You are far from limited to a single screen, the `(` and `)` commands rotate the main selection, so you can inspect all your selections easily if you want to.

In my experience (as a long time Vim user and as Kakoune's main author) multiple selections end-up being much more attractive for quick edits where there's only a handful instances to replace than devising the correct regex/replacement pair, and their interactive nature makes them quicker to use than the macro alternative (which is also supported in Kakoune).

2 comments

I'd just like to add that if you want to do regex-based search and replace like in Vim, it's super easy to pipe your selection through sed. The way Kakoune implements pipes is just amazingly good. I love that if you have multiple selections, each one gets piped through the command. I love that you can undo piping your selections to another program. And while I've barely scratched the surface of what you can do with macros, I have a couple that I use constantly.

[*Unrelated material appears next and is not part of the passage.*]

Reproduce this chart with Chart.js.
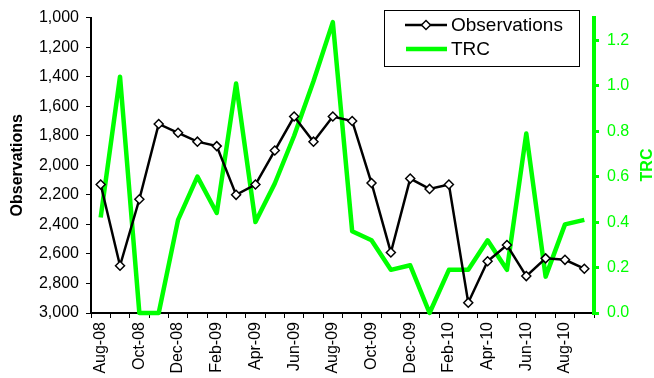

After 19 years with vi and then vim, I switched to kak after trying it for a week.

In summary: great job with Kakoune! I'm a delighted user.

As I've said in a thread I made on forums a while ago, search&replace has other advantages. Reviewing matches, as long as you use /gc, is the default in vim. It's opt-in in kak, which I think is a bad default. Does kakoune even indicate you have some other selections off-screen?

I worked with large and messy codebase, where apparently there was always something more important than cleaning up.